Changuinola is a district (distrito) of Bocas del Toro Province in Panama. The population according to the 2010 census was 98.310  The district covers a total area of 3,995 km². The capital lies at the city of Changuinola. Major industries include tourism and agriculture.

Administrative divisions
Changuinola District is divided administratively into the following corregimientos:

 Changuinola
 Guabito
 Teribe
 El Empalme
El Silencio
 Las Tablas
 Las Delicias
 Cochigro
 La Gloria
 Barriada 4 de Abril
 Finca 30
 Finca 6
 Finca 60

On 8 June 2015 the new Almirante District was created from the following corregimientos which were split off from Changuinola District:

 Puerto Almirante
 Nance de Risco
 Valle del Risco
 Valle de Aguas Arriba
 Barriada Guaymí
 Barrio Francés

Climate
Changuinola has a coastal location with a tropical climate.  The area does not have a predictable dry season.
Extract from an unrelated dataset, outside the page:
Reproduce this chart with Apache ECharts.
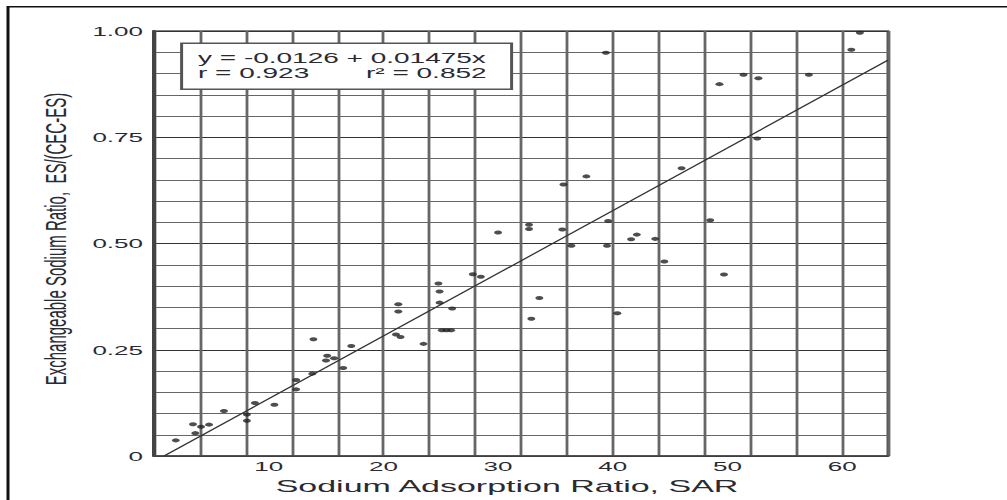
<!DOCTYPE html>
<html>
<head>
<meta charset="utf-8">
<script src="https://cdn.jsdelivr.net/npm/echarts@6/dist/echarts.min.js"></script>
<style>
  html, body { margin: 0; padding: 0; background: #fff; overflow: hidden; }
  #wrap { width: 1007px; height: 500px; overflow: hidden; position: relative; }
  #chart { width: 503.5px; height: 500px; transform: scaleX(2); transform-origin: 0 0; }
</style>
</head>
<body>
<div id="wrap"><div id="chart"></div></div>
<script>
// Sodium Adsorption Ratio (x) and Exchangeable Sodium Ratio (y)
const sar = [1.9, 3.4, 3.6, 4.1, 4.8, 6.1, 8.1, 8.1, 8.8, 10.5,
             12.4, 12.4, 13.8, 13.9, 15.0, 15.1, 15.7, 16.5, 17.2, 21.1,
             21.5, 21.3, 21.3, 23.5, 24.8, 24.9, 24.9, 25.1, 25.5, 25.9,
             26.0, 27.8, 28.5, 30.0, 32.7, 32.7, 32.9, 33.6, 35.6, 35.7,
             36.4, 37.7, 39.4, 39.5, 39.6, 40.4, 41.6, 42.1, 43.7, 44.5,
             46.0, 48.5, 49.3, 49.7, 51.4, 52.6, 52.7, 57.1, 60.8, 61.55];
const esr = [0.037, 0.075, 0.054, 0.069, 0.074, 0.106, 0.098, 0.083, 0.125, 0.121,
             0.179, 0.157, 0.194, 0.275, 0.225, 0.236, 0.230, 0.207, 0.259, 0.286,
             0.280, 0.357, 0.340, 0.264, 0.406, 0.387, 0.361, 0.296, 0.296, 0.296,
             0.347, 0.428, 0.422, 0.526, 0.544, 0.534, 0.323, 0.372, 0.533, 0.639,
             0.495, 0.658, 0.949, 0.495, 0.553, 0.336, 0.510, 0.521, 0.511, 0.458,
             0.677, 0.555, 0.875, 0.427, 0.897, 0.747, 0.889, 0.897, 0.956, 0.996];
const intercept = -0.0126;
const slope = 0.01475;
const xMin = 0, xMax = 64;
const xTickLabels = ['10', '20', '30', '40', '50', '60'];
const yTickLabels = ['0', '0.25', '0.50', '0.75', '1.00'];
const eqLine1 = 'y = -0.0126 + 0.01475x';
const eqLine2a = 'r = 0.923';
const eqLine2b = 'r\u00B2 = 0.852';

const FONT = '"Liberation Sans", Arial, Helvetica, sans-serif';
const TXT = '#2a2a33';

const points = sar.map((x, i) => [x, esr[i]]);
const xStart = -intercept / slope;
const fitLine = [[xStart, intercept + slope * xStart], [xMax, intercept + slope * xMax]];

const chart = echarts.init(document.getElementById('chart'), null, { renderer: 'svg' });
chart.setOption({
  animation: false,
  backgroundColor: '#fff',
  grid: { left: 77, top: 31, width: 367, height: 434, show: true, borderColor: '#555', borderWidth: 1.5, backgroundColor: 'transparent' },
  xAxis: [
    {
      type: 'value', min: xMin, max: xMax, interval: 4, position: 'bottom',
      axisLabel: { show: false }, axisTick: { show: false },
      axisLine: { show: true, lineStyle: { color: '#444', width: 1.5 } },
      splitLine: { show: true, lineStyle: { color: '#666', width: 1.4 } }
    },
    {
      type: 'value', min: xMin, max: xMax, interval: 10, position: 'bottom',
      axisLine: { show: false }, axisTick: { show: false }, splitLine: { show: false },
      axisLabel: { margin: 4, fontSize: 13, color: TXT, fontFamily: FONT,
        showMaxLabel: false, showMinLabel: false,
        formatter: v => (xTickLabels.indexOf(String(v)) >= 0 ? String(v) : '') },
      name: 'Sodium Adsorption Ratio, SAR', nameLocation: 'middle', nameGap: 16,
      nameTextStyle: { fontSize: 17, color: TXT, fontFamily: FONT, padding: [0, 14, 0, 0] }
    }
  ],
  yAxis: {
    type: 'value', min: 0, max: 1, interval: 0.25,
    axisLabel: { margin: 5.5, fontSize: 13, color: TXT, fontFamily: FONT,
      formatter: v => yTickLabels[Math.round(v / 0.25)] },
    axisTick: { show: false },
    axisLine: { show: true, lineStyle: { color: '#444', width: 2 } },
    splitLine: { show: true, lineStyle: { color: '#333', width: 1 } },
    minorTick: { show: false, splitNumber: 5 },
    minorSplitLine: { show: true, lineStyle: { color: '#666', width: 1 } },
    name: 'Exchangeable Sodium Ratio,  ES/(CEC-ES)', nameLocation: 'middle', nameGap: 38,
    nameTextStyle: { fontSize: 15, color: TXT, fontFamily: FONT, padding: [0, 0, 0, 9] }
  },
  series: [
    {
      type: 'line', data: fitLine, xAxisIndex: 0, showSymbol: false, symbol: 'none',
      lineStyle: { color: '#333', width: 1 }, z: 3, silent: true
    },
    {
      type: 'scatter', data: points, xAxisIndex: 0, symbol: 'circle', symbolSize: 4,
      itemStyle: { color: '#222' }, z: 4, silent: true
    }
  ],
  graphic: [
    { type: 'rect', z: 200, shape: { x: 4, y: 6.7, width: 800, height: 800 },
      style: { fill: 'none', stroke: '#111', lineWidth: 1.5 } },
    { type: 'rect', z: 200, shape: { x: 90.8, y: 43.3, width: 165, height: 46 },
      style: { fill: '#fff', stroke: '#555', lineWidth: 1.5 } },
    { type: 'text', z: 201, x: 99, y: 58.3,
      style: { text: eqLine1, font: '14px ' + FONT, fill: TXT, textAlign: 'left', textVerticalAlign: 'middle' } },
    { type: 'text', z: 201, x: 99, y: 73.3,
      style: { text: eqLine2a, font: '14px ' + FONT, fill: TXT, textAlign: 'left', textVerticalAlign: 'middle' } },
    { type: 'text', z: 201, x: 243.3, y: 73.3,
      style: { text: eqLine2b, font: '14px ' + FONT, fill: TXT, textAlign: 'right', textVerticalAlign: 'middle' } }
  ]
});
</script>
</body>
</html>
The driest times are late August to mid-October, February, and March. Changuinola is humid. Thundershowers and heavy rain are common. Normal temperatures are consistent all year (Hi: 80°-84 °F, low: 71°-75 °F). Due to its low latitude, sunrise is around 6 AM, and sunset is around 6 PM local time. These times vary slightly during the year. Weather data is collected at Captain Manuel Nino International Airport in Changuinola.